Recipe Ingredient
- 1/2 kampung chicken, cut into bite-sized pieces
- 30g ginger, sliced
- Marinade (A):
- 1 tsp light soya sauce
- 1 tsp oyster sauce
- 1/8 tsp pepper
- 1 tsp oil
- 1 tsp corn flour
- 1 tsp preserved soya bean (taucheong), minced
- 1 tsp chopped garlic
- 300g yam, cut into rectangular pieces
- Oil for deep-frying
- Sauces:
- 1/2 tsp salt
- 1 tbsp light soya sauce
- 1/4 tsp pepper
- 1 tbsp sugar
- 1/2 tsp dark soya sauce
- 1/2 tsp sesame oil
- 1 tbsp oyster sauce
- 1 ½ cups water
- Thickening:
- 1 tsp corn flour, mixed with 1 tbsp water
Instructions
- Season chicken with marinade (A) for 20 minutes.

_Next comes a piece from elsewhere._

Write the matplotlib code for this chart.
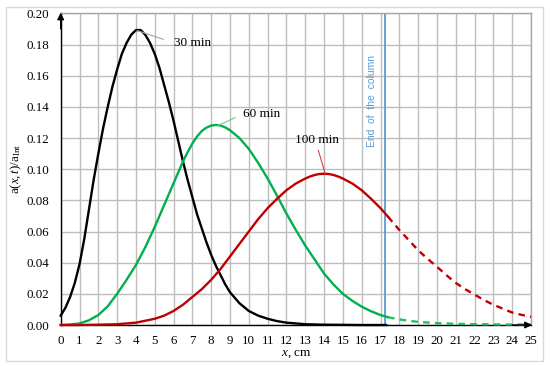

- Heat oil in a wok until hot and deep-fry yam pieces until hot and deep-fry yam pieces until golden brown. Reduce and set aside.
- Heat a clean wok with 2 tablespoons oil and lightly brown the garlic.
- Add ginger and minced soya beans.
- Fry until fragrant. Put in chicken and fry well to mix with soya bean mixture and ginger.
- Add in sauce and yam and bring to the boil.
- Cover and simmer for 15-20 minutes or until meat is tender. Thicken sauce lightly with corn flour mixture.